_DATA EXCERPT_
────────

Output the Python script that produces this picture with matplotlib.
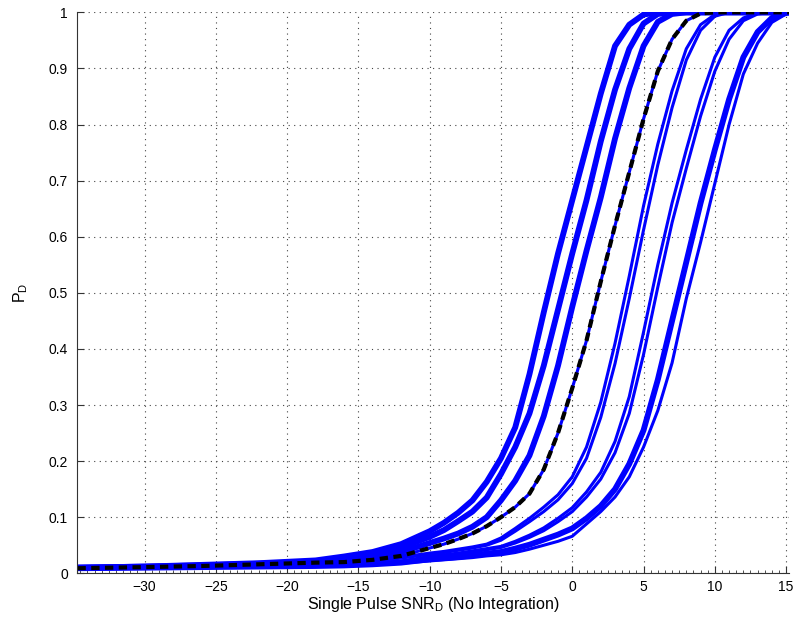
import matplotlib
matplotlib.use('Agg')
import matplotlib.pyplot as plt
from matplotlib.ticker import MultipleLocator

plt.rcParams['font.family'] = ['Liberation Sans', 'DejaVu Sans']
plt.rcParams['mathtext.fontset'] = 'custom'
plt.rcParams['mathtext.rm'] = 'Liberation Sans'
plt.rcParams['mathtext.it'] = 'Liberation Sans'

# single pulse SNR grid (dB)
snr = [-34.7, -30, -26, -22, -18, -16, -14, -12, -10, -9, -8, -7, -6, -5, -4, -3,
       -2, -1, 0, 1, 2, 3, 4, 5, 6, 7, 8, 9, 10, 11, 12, 13, 14, 15, 15.4]

# detection probability curves, left to right
pd_a = [0.010, 0.012, 0.015, 0.018, 0.023, 0.030, 0.038, 0.052, 0.075, 0.090, 0.108, 0.130,
        0.163, 0.205, 0.26, 0.355, 0.465, 0.57, 0.665, 0.76, 0.855, 0.94, 0.978, 0.996, 1.0,
        1.0, 1.0, 1.0, 1.0, 1.0, 1.0, 1.0, 1.0, 1.0, 1.0]
pd_b = [0.010, 0.012, 0.014, 0.017, 0.021, 0.027, 0.033, 0.046, 0.065, 0.077, 0.093, 0.110,
        0.135, 0.177, 0.225, 0.285, 0.37, 0.47, 0.57, 0.665, 0.77, 0.862, 0.935, 0.98, 0.997,
        1.0, 1.0, 1.0, 1.0, 1.0, 1.0, 1.0, 1.0, 1.0, 1.0]
pd_c = [0.010, 0.011, 0.013, 0.016, 0.019, 0.023, 0.028, 0.038, 0.054, 0.062, 0.071, 0.083,
        0.100, 0.130, 0.165, 0.21, 0.28, 0.37, 0.475, 0.575, 0.67, 0.775, 0.865, 0.94, 0.983,
        0.997, 1.0, 1.0, 1.0, 1.0, 1.0, 1.0, 1.0, 1.0, 1.0]
pd_d = [0.009, 0.011, 0.013, 0.016, 0.019, 0.020, 0.024, 0.031, 0.045, 0.052, 0.061, 0.071,
        0.084, 0.100, 0.118, 0.142, 0.185, 0.25, 0.33, 0.415, 0.52, 0.62, 0.715, 0.81, 0.895,
        0.952, 0.985, 0.998, 1.0, 1.0, 1.0, 1.0, 1.0, 1.0, 1.0]
pd_e1 = [0.009, 0.010, 0.012, 0.014, 0.017, 0.019, 0.023, 0.029, 0.036, 0.039, 0.043, 0.047,
         0.052, 0.063, 0.080, 0.098, 0.118, 0.140, 0.172, 0.225, 0.305, 0.41, 0.53, 0.655, 0.765,
         0.86, 0.935, 0.978, 0.996, 1.0, 1.0, 1.0, 1.0, 1.0, 1.0]
pd_e2 = [0.009, 0.010, 0.011, 0.013, 0.016, 0.018, 0.022, 0.027, 0.034, 0.037, 0.041, 0.045,
         0.050, 0.059, 0.075, 0.092, 0.110, 0.131, 0.160, 0.205, 0.278, 0.374, 0.49, 0.612, 0.728,
         0.83, 0.915, 0.968, 0.993, 1.0, 1.0, 1.0, 1.0, 1.0, 1.0]
pd_f1 = [0.009, 0.010, 0.011, 0.012, 0.014, 0.015, 0.018, 0.022, 0.030, 0.033, 0.036, 0.040,
         0.044, 0.048, 0.057, 0.068, 0.081, 0.098, 0.117, 0.145, 0.18, 0.235, 0.315, 0.43, 0.55,
         0.66, 0.755, 0.845, 0.92, 0.968, 0.99, 0.999, 1.0, 1.0, 1.0]
pd_f2 = [0.009, 0.010, 0.011, 0.012, 0.013, 0.014, 0.017, 0.021, 0.028, 0.031, 0.034, 0.038,
         0.042, 0.046, 0.054, 0.064, 0.076, 0.092, 0.110, 0.136, 0.168, 0.215, 0.285, 0.39, 0.51,
         0.625, 0.722, 0.815, 0.895, 0.952, 0.985, 0.997, 1.0, 1.0, 1.0]
pd_g = [0.009, 0.010, 0.011, 0.012, 0.013, 0.014, 0.016, 0.019, 0.025, 0.027, 0.029, 0.032,
        0.035, 0.038, 0.044, 0.051, 0.060, 0.069, 0.080, 0.098, 0.12, 0.15, 0.195, 0.255, 0.345,
        0.45, 0.555, 0.66, 0.755, 0.845, 0.92, 0.965, 0.99, 0.999, 1.0]
pd_h = [0.009, 0.010, 0.011, 0.012, 0.013, 0.014, 0.015, 0.018, 0.022, 0.024, 0.026, 0.028,
        0.031, 0.033, 0.037, 0.043, 0.050, 0.057, 0.066, 0.088, 0.11, 0.136, 0.172, 0.225, 0.29,
        0.375, 0.49, 0.59, 0.695, 0.80, 0.89, 0.945, 0.982, 0.997, 1.0]

thick_curves = [pd_a, pd_b, pd_c, pd_g]
thin_curves = [pd_d, pd_e1, pd_e2, pd_f1, pd_f2, pd_h]

fig = plt.figure(figsize=(7.98, 6.28), dpi=100)
ax = fig.add_axes([0.0971, 0.0871, 0.8916, 0.8933])

for pd in thick_curves:
    ax.plot(snr, pd, color='#0000ff', lw=4.2)
for pd in thin_curves:
    ax.plot(snr, pd, color='#0000ff', lw=2.2)
# reference curve
ax.plot(snr, pd_d, color='black', lw=3, ls='--', dashes=(2.0, 1.3))

ax.set_xlim(-34.7, 15.2)
ax.set_ylim(0, 1)
ax.set_xticks([-30, -25, -20, -15, -10, -5, 0, 5, 10, 15])
ax.set_yticks([0, 0.1, 0.2, 0.3, 0.4, 0.5, 0.6, 0.7, 0.8, 0.9, 1])
ax.set_yticklabels(['0', '0.1', '0.2', '0.3', '0.4', '0.5', '0.6', '0.7', '0.8', '0.9', '1'])
ax.xaxis.set_minor_locator(MultipleLocator(0.5))
ax.tick_params(which='major', direction='in', length=5, width=0.8, labelsize=10, color='#333333')
ax.tick_params(which='minor', direction='in', length=2, width=0.6, color='#333333')
ax.tick_params(axis='x', pad=5)
ax.tick_params(axis='y', pad=7)

ax.grid(True, which='major', ls=(0, (1, 4)), color='#444444', lw=0.8)
for side in ['top', 'right']:
    ax.spines[side].set_visible(False)
for side in ['left', 'bottom']:
    ax.spines[side].set_color('#333333')
    ax.spines[side].set_linewidth(0.8)

ax.set_xlabel('Single Pulse SNR$_{\\mathrm{D}}$ (No Integration)', fontsize=11.5, labelpad=0.5)
ax.set_ylabel('P$_{\\mathrm{D}}$', fontsize=11.5, labelpad=13)

fig.savefig('out.png', dpi=100)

────────

_TASK OBJECTIVE_
Make an exact copy of the data, leaving its pictures out.

_REPLY TO THE TASK_
Output the Python script that produces this picture with matplotlib.
import matplotlib
matplotlib.use('Agg')
import matplotlib.pyplot as plt
from matplotlib.ticker import MultipleLocator

plt.rcParams['font.family'] = ['Liberation Sans', 'DejaVu Sans']
plt.rcParams['mathtext.fontset'] = 'custom'
plt.rcParams['mathtext.rm'] = 'Liberation Sans'
plt.rcParams['mathtext.it'] = 'Liberation Sans'

# single pulse SNR grid (dB)
snr = [-34.7, -30, -26, -22, -18, -16, -14, -12, -10, -9, -8, -7, -6, -5, -4, -3,
       -2, -1, 0, 1, 2, 3, 4, 5, 6, 7, 8, 9, 10, 11, 12, 13, 14, 15, 15.4]

# detection probability curves, left to right
pd_a = [0.010, 0.012, 0.015, 0.018, 0.023, 0.030, 0.038, 0.052, 0.075, 0.090, 0.108, 0.130,
        0.163, 0.205, 0.26, 0.355, 0.465, 0.57, 0.665, 0.76, 0.855, 0.94, 0.978, 0.996, 1.0,
        1.0, 1.0, 1.0, 1.0, 1.0, 1.0, 1.0, 1.0, 1.0, 1.0]
pd_b = [0.010, 0.012, 0.014, 0.017, 0.021, 0.027, 0.033, 0.046, 0.065, 0.077, 0.093, 0.110,
        0.135, 0.177, 0.225, 0.285, 0.37, 0.47, 0.57, 0.665, 0.77, 0.862, 0.935, 0.98, 0.997,
        1.0, 1.0, 1.0, 1.0, 1.0, 1.0, 1.0, 1.0, 1.0, 1.0]
pd_c = [0.010, 0.011, 0.013, 0.016, 0.019, 0.023, 0.028, 0.038, 0.054, 0.062, 0.071, 0.083,
        0.100, 0.130, 0.165, 0.21, 0.28, 0.37, 0.475, 0.575, 0.67, 0.775, 0.865, 0.94, 0.983,
        0.997, 1.0, 1.0, 1.0, 1.0, 1.0, 1.0, 1.0, 1.0, 1.0]
pd_d = [0.009, 0.011, 0.013, 0.016, 0.019, 0.020, 0.024, 0.031, 0.045, 0.052, 0.061, 0.071,
        0.084, 0.100, 0.118, 0.142, 0.185, 0.25, 0.33, 0.415, 0.52, 0.62, 0.715, 0.81, 0.895,
        0.952, 0.985, 0.998, 1.0, 1.0, 1.0, 1.0, 1.0, 1.0, 1.0]
pd_e1 = [0.009, 0.010, 0.012, 0.014, 0.017, 0.019, 0.023, 0.029, 0.036, 0.039, 0.043, 0.047,
         0.052, 0.063, 0.080, 0.098, 0.118, 0.140, 0.172, 0.225, 0.305, 0.41, 0.53, 0.655, 0.765,
         0.86, 0.935, 0.978, 0.996, 1.0, 1.0, 1.0, 1.0, 1.0, 1.0]
pd_e2 = [0.009, 0.010, 0.011, 0.013, 0.016, 0.018, 0.022, 0.027, 0.034, 0.037, 0.041, 0.045,
         0.050, 0.059, 0.075, 0.092, 0.110, 0.131, 0.160, 0.205, 0.278, 0.374, 0.49, 0.612, 0.728,
         0.83, 0.915, 0.968, 0.993, 1.0, 1.0, 1.0, 1.0, 1.0, 1.0]
pd_f1 = [0.009, 0.010, 0.011, 0.012, 0.014, 0.015, 0.018, 0.022, 0.030, 0.033, 0.036, 0.040,
         0.044, 0.048, 0.057, 0.068, 0.081, 0.098, 0.117, 0.145, 0.18, 0.235, 0.315, 0.43, 0.55,
         0.66, 0.755, 0.845, 0.92, 0.968, 0.99, 0.999, 1.0, 1.0, 1.0]
pd_f2 = [0.009, 0.010, 0.011, 0.012, 0.013, 0.014, 0.017, 0.021, 0.028, 0.031, 0.034, 0.038,
         0.042, 0.046, 0.054, 0.064, 0.076, 0.092, 0.110, 0.136, 0.168, 0.215, 0.285, 0.39, 0.51,
         0.625, 0.722, 0.815, 0.895, 0.952, 0.985, 0.997, 1.0, 1.0, 1.0]
pd_g = [0.009, 0.010, 0.011, 0.012, 0.013, 0.014, 0.016, 0.019, 0.025, 0.027, 0.029, 0.032,
        0.035, 0.038, 0.044, 0.051, 0.060, 0.069, 0.080, 0.098, 0.12, 0.15, 0.195, 0.255, 0.345,
        0.45, 0.555, 0.66, 0.755, 0.845, 0.92, 0.965, 0.99, 0.999, 1.0]
pd_h = [0.009, 0.010, 0.011, 0.012, 0.013, 0.014, 0.015, 0.018, 0.022, 0.024, 0.026, 0.028,
        0.031, 0.033, 0.037, 0.043, 0.050, 0.057, 0.066, 0.088, 0.11, 0.136, 0.172, 0.225, 0.29,
        0.375, 0.49, 0.59, 0.695, 0.80, 0.89, 0.945, 0.982, 0.997, 1.0]

thick_curves = [pd_a, pd_b, pd_c, pd_g]
thin_curves = [pd_d, pd_e1, pd_e2, pd_f1, pd_f2, pd_h]

fig = plt.figure(figsize=(7.98, 6.28), dpi=100)
ax = fig.add_axes([0.0971, 0.0871, 0.8916, 0.8933])

for pd in thick_curves:
    ax.plot(snr, pd, color='#0000ff', lw=4.2)
for pd in thin_curves:
    ax.plot(snr, pd, color='#0000ff', lw=2.2)
# reference curve
ax.plot(snr, pd_d, color='black', lw=3, ls='--', dashes=(2.0, 1.3))

ax.set_xlim(-34.7, 15.2)
ax.set_ylim(0, 1)
ax.set_xticks([-30, -25, -20, -15, -10, -5, 0, 5, 10, 15])
ax.set_yticks([0, 0.1, 0.2, 0.3, 0.4, 0.5, 0.6, 0.7, 0.8, 0.9, 1])
ax.set_yticklabels(['0', '0.1', '0.2', '0.3', '0.4', '0.5', '0.6', '0.7', '0.8', '0.9', '1'])
ax.xaxis.set_minor_locator(MultipleLocator(0.5))
ax.tick_params(which='major', direction='in', length=5, width=0.8, labelsize=10, color='#333333')
ax.tick_params(which='minor', direction='in', length=2, width=0.6, color='#333333')
ax.tick_params(axis='x', pad=5)
ax.tick_params(axis='y', pad=7)

ax.grid(True, which='major', ls=(0, (1, 4)), color='#444444', lw=0.8)
for side in ['top', 'right']:
    ax.spines[side].set_visible(False)
for side in ['left', 'bottom']:
    ax.spines[side].set_color('#333333')
    ax.spines[side].set_linewidth(0.8)

ax.set_xlabel('Single Pulse SNR$_{\\mathrm{D}}$ (No Integration)', fontsize=11.5, labelpad=0.5)
ax.set_ylabel('P$_{\\mathrm{D}}$', fontsize=11.5, labelpad=13)

fig.savefig('out.png', dpi=100)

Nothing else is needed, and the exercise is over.